Exactly the lines from the one containing "Generate a web" through the one containing "des ifo Instituts.</div>" must be returned; include both ends and nothing else.

[Rows from a dataset of charts and code]
____

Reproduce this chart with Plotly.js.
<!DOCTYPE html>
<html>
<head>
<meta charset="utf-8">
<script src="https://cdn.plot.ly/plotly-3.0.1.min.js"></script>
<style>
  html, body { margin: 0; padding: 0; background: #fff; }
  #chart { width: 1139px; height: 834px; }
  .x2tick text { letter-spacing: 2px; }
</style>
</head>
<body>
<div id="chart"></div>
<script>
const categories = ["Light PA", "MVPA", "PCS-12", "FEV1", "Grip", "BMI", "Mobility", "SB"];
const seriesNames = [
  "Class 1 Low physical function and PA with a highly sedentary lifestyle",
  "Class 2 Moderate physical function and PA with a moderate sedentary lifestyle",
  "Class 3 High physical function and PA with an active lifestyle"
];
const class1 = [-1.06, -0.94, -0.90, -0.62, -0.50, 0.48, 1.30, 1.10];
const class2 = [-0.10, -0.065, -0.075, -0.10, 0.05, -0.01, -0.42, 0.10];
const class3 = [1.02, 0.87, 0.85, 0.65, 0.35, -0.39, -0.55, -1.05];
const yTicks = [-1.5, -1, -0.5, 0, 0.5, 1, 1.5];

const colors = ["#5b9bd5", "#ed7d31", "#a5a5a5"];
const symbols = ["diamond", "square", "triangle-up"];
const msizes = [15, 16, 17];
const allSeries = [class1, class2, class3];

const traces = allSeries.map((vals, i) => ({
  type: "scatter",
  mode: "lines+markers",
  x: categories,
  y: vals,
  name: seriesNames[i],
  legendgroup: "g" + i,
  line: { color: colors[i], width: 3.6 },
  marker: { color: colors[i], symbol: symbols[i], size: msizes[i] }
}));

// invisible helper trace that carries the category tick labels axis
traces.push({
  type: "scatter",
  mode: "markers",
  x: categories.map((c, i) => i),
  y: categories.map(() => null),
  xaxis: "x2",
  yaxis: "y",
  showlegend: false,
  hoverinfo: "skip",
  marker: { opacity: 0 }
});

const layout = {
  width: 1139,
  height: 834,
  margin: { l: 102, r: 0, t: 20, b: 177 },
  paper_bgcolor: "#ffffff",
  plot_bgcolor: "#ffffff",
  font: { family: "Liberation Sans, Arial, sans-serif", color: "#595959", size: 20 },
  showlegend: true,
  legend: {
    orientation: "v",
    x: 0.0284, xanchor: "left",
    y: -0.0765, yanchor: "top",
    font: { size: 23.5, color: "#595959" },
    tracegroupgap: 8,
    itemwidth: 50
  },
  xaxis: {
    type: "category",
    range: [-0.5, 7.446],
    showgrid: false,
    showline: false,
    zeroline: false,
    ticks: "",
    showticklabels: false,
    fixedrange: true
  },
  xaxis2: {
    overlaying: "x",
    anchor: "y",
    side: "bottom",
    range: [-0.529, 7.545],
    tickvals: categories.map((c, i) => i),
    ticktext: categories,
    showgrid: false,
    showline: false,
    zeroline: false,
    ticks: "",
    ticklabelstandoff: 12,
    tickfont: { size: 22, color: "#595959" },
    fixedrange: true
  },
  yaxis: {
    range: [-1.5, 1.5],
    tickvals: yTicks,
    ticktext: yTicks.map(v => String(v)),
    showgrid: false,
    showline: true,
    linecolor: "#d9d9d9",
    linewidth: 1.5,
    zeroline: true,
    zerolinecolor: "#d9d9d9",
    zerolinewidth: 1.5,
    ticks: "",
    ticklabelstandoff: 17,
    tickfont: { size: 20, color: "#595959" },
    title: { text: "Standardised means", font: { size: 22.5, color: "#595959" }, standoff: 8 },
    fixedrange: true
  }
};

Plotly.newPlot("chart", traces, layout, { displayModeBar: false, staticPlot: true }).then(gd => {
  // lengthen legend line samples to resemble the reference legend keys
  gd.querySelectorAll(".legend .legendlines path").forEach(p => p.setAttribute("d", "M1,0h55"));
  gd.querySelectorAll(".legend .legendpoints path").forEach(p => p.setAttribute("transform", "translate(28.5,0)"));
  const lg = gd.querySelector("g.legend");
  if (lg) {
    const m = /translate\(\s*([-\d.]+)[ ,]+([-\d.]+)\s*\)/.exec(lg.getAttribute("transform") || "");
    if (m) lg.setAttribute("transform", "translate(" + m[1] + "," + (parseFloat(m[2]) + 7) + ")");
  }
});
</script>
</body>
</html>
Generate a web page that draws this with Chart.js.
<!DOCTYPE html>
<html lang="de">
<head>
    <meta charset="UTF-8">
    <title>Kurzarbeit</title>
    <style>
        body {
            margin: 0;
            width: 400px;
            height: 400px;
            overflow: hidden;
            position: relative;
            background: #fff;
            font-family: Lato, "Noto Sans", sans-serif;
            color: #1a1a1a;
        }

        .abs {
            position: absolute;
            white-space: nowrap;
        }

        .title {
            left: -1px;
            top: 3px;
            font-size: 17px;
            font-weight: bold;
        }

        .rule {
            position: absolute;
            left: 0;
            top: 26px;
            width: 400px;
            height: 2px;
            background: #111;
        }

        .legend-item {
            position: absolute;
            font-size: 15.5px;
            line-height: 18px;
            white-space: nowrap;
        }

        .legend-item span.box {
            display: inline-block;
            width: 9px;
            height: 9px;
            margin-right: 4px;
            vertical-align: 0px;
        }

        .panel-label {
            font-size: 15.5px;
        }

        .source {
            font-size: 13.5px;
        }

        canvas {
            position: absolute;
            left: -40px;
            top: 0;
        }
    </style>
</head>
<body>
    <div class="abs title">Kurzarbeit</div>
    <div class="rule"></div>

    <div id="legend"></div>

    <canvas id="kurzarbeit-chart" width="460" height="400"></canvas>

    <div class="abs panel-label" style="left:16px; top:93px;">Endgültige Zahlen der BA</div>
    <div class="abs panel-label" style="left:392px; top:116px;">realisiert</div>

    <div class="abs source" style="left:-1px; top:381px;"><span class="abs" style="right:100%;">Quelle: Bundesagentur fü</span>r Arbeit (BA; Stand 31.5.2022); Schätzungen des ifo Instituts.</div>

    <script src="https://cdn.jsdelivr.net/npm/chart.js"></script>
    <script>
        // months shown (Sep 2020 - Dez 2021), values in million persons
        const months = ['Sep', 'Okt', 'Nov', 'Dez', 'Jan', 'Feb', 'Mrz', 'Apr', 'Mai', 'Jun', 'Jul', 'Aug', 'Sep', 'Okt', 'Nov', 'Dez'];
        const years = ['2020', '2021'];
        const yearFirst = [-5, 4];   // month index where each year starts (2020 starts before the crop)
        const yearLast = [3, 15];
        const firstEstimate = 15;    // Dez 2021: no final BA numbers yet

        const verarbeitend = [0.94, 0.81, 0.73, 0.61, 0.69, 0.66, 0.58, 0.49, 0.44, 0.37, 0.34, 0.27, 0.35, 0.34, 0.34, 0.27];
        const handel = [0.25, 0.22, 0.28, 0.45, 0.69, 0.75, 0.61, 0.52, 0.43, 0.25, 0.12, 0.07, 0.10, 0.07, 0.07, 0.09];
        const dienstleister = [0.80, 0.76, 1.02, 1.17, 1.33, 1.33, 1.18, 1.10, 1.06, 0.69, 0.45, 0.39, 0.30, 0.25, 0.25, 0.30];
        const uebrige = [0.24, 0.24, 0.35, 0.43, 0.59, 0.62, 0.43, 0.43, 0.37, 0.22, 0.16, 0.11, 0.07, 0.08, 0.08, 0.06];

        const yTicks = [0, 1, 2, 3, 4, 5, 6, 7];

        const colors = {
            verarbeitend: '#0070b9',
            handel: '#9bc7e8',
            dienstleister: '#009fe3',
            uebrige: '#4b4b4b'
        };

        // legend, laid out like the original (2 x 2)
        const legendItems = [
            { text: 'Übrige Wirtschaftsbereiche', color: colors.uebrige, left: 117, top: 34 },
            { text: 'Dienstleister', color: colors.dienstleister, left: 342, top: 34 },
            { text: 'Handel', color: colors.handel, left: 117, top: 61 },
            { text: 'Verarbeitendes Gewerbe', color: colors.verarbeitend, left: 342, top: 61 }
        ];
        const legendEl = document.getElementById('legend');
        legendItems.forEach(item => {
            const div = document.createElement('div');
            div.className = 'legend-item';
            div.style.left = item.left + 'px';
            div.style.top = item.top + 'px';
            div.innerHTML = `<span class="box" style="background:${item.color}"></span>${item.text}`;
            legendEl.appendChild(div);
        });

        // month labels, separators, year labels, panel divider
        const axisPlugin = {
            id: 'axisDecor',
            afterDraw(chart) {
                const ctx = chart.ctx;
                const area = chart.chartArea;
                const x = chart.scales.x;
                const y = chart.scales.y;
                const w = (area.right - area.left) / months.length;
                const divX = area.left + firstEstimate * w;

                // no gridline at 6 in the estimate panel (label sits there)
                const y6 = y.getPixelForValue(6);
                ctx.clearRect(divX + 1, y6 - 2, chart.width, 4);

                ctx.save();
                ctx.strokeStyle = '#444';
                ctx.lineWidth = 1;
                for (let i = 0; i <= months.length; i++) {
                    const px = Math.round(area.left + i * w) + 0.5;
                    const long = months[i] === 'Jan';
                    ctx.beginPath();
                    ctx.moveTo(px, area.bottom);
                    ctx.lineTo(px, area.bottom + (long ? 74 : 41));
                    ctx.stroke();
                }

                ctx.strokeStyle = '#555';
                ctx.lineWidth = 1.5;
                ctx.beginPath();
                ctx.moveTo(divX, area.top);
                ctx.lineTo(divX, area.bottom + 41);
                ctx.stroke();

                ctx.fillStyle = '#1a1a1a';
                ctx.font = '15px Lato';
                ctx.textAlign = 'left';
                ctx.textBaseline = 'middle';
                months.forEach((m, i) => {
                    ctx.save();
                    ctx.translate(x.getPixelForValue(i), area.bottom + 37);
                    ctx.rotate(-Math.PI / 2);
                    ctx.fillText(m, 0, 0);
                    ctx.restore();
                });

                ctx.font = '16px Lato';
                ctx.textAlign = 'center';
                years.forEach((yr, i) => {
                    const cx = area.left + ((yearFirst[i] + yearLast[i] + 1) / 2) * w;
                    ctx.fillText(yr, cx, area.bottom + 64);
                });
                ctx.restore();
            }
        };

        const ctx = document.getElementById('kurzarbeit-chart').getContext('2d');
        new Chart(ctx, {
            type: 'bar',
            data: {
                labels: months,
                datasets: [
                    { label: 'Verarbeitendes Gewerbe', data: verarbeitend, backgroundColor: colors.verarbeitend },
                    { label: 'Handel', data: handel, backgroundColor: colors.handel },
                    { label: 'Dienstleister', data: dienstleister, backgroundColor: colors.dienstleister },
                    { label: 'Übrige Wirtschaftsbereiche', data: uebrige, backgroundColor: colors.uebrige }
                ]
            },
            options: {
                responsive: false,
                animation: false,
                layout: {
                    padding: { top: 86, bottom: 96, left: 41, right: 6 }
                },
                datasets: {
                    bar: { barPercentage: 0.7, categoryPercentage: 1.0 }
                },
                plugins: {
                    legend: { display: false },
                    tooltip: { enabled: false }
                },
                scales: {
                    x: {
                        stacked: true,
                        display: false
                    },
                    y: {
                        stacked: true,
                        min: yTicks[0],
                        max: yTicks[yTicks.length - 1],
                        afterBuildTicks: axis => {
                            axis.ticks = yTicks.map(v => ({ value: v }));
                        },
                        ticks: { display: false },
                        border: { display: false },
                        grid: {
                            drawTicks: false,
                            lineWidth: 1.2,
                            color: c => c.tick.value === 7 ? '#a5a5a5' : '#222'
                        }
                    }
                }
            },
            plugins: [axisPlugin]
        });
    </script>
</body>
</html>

____

### Completed task
Generate a web page that draws this with Chart.js.
<!DOCTYPE html>
<html lang="de">
<head>
    <meta charset="UTF-8">
    <title>Kurzarbeit</title>
    <style>
        body {
            margin: 0;
            width: 400px;
            height: 400px;
            overflow: hidden;
            position: relative;
            background: #fff;
            font-family: Lato, "Noto Sans", sans-serif;
            color: #1a1a1a;
        }

        .abs {
            position: absolute;
            white-space: nowrap;
        }

        .title {
            left: -1px;
            top: 3px;
            font-size: 17px;
            font-weight: bold;
        }

        .rule {
            position: absolute;
            left: 0;
            top: 26px;
            width: 400px;
            height: 2px;
            background: #111;
        }

        .legend-item {
            position: absolute;
            font-size: 15.5px;
            line-height: 18px;
            white-space: nowrap;
        }

        .legend-item span.box {
            display: inline-block;
            width: 9px;
            height: 9px;
            margin-right: 4px;
            vertical-align: 0px;
        }

        .panel-label {
            font-size: 15.5px;
        }

        .source {
            font-size: 13.5px;
        }

        canvas {
            position: absolute;
            left: -40px;
            top: 0;
        }
    </style>
</head>
<body>
    <div class="abs title">Kurzarbeit</div>
    <div class="rule"></div>

    <div id="legend"></div>

    <canvas id="kurzarbeit-chart" width="460" height="400"></canvas>

    <div class="abs panel-label" style="left:16px; top:93px;">Endgültige Zahlen der BA</div>
    <div class="abs panel-label" style="left:392px; top:116px;">realisiert</div>

    <div class="abs source" style="left:-1px; top:381px;"><span class="abs" style="right:100%;">Quelle: Bundesagentur fü</span>r Arbeit (BA; Stand 31.5.2022); Schätzungen des ifo Instituts.</div>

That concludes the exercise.